The latest proposal to save Lake Mead solves nothing, long-term.
Its success relies on the premise that farmers, cities and tribes in Arizona, California and Nevada will volunteer, rather than being forced, to temporarily stop using significantly more Colorado River water than they have before.
Most of that saved water will come at a price.
And if the proposal works as envisioned, it would simply stabilize Lake Mead until the current rules to operate the lake expire at the end of 2026.
Essentially, buying us time.
Plan would front-load water in Lake Mead
It may not be the best way to spend an estimated $1.2 billion in federal cash.
But it may be the best deal to move us forward.
If we can stabilize Lake Mead, even temporarily, the hope is that will free time to focus on a parallel process setting rules for the next 20 years.
Rules that could more permanently ensure we don’t use more water than the river produces.

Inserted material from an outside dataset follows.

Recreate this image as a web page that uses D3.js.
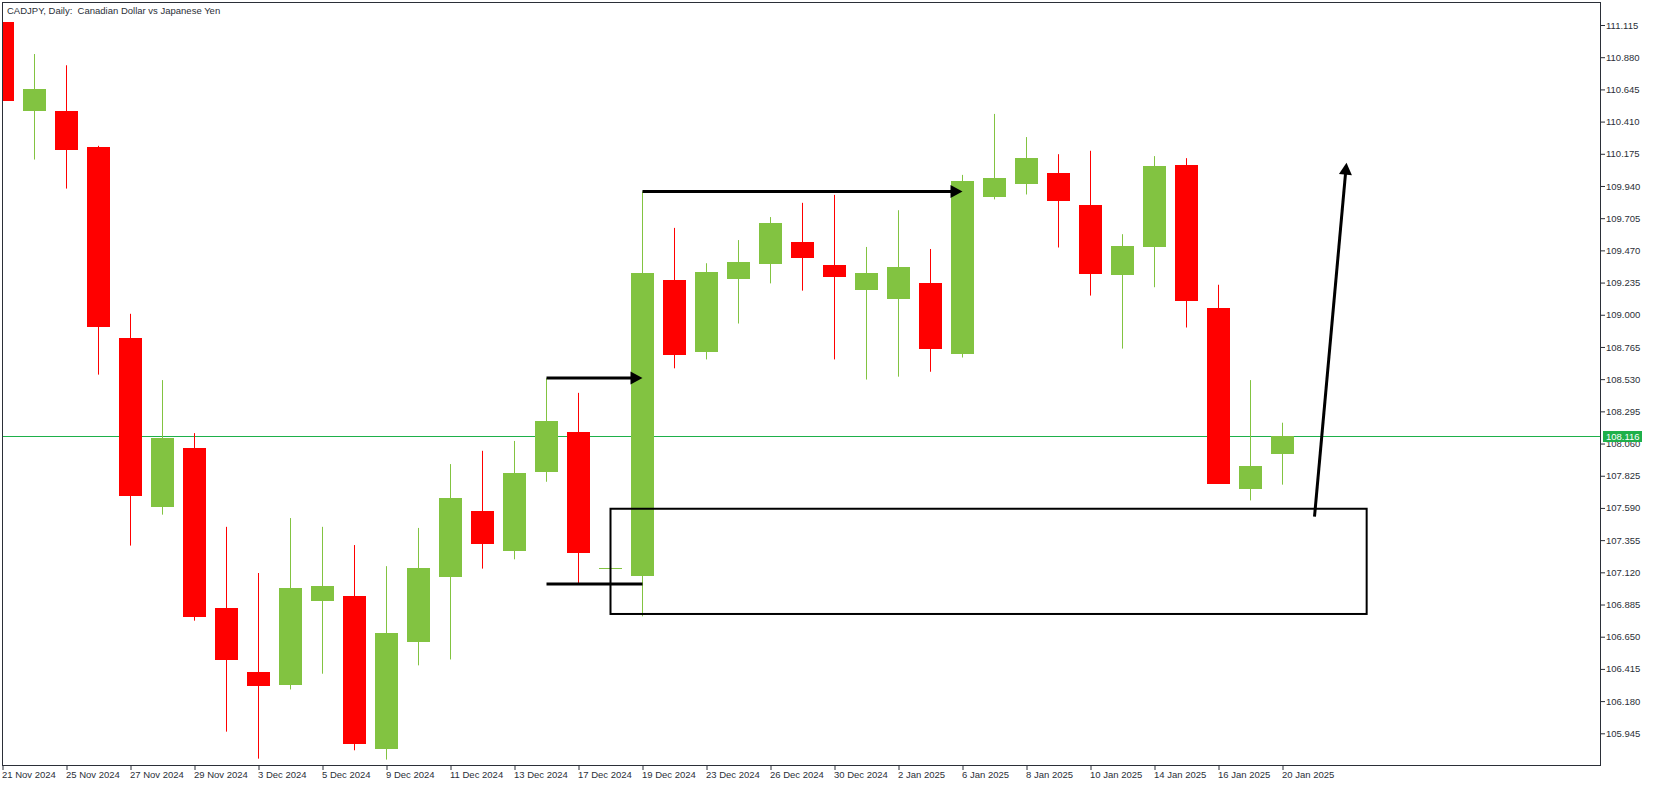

Arizona, California and Nevada are proposing to voluntarily save at least 3 million acre-feet of water in Lake Mead through 2026, over and above any other water cuts to which we’ve previously agreed.
That’s enough over three years to cover the entire city of Phoenix in more than 9 feet of water.
Half of that would be offered up by the end of 2024, which should create more protection than if an equal amount were saved each year.
It could do as well as mandatory cuts
No one’s signed off on this deal.
But the seven Colorado River basin states like it enough to ask that it be included in the options the feds are considering to protect Lake Mead and the upstream Lake Powell from reaching dangerously low levels.
Doing so would suspend the May 30 public comment deadline on the draft plan and likely delay a final decision for months.
But presuming that additional modeling confirms what many believe — that a voluntary deal could prop up the lakes as well or better than the current alternatives, which rely on mandatory cuts — it seems unlikely that anyone would try to tank what the states negotiated.
Another view:This water fight could get aggressive. And ugly
Particularly considering that a voluntary option would wipe out the very real possibility of this thing winding up in court, with bitterly fought lawsuits tying up any meaningful action on the Colorado River for who knows how long.
If that’s the case, a voluntary deal would put us in a far better place to negotiate more permanent solutions for the 40 million of us (and growing) that rely on the Colorado River.
Proposal includes an important fail-safe
But what if this latest proposal fails to protect Lake Mead?
Maybe water users don’t volunteer the full 3 million acre-feet. Or perhaps the hydrology changes and the lakes begin to plummet even with additional water saved (hey, it’s happened before).
States would have 45 days to come up with a plan to do more once Lake Mead was forecast to hit 1,025 feet of elevation.
And if they fail, the feds could then act unilaterally to protect Lake Mead from plummeting below 1,000 feet.
How? Good question. As with everything, the devil’s in the details, which are still taking shape.
But that could be an important fail-safe.
Is it ideal? No. But can we live with it?
Will it absolve the fights that have gummed up negotiations for months?
No. It’s only a matter of time before they resurface.
But major water deals these days aren’t about what we like. Or even what we want.
They’re about what we can live with.
If voluntary action can keep Lake Mead healthy enough, so we’re not constantly triaging its day-to-day care, maybe we can finally start formulating a plan for its long-term recovery.
That should not only be the goal of whatever happens next, but the expectation.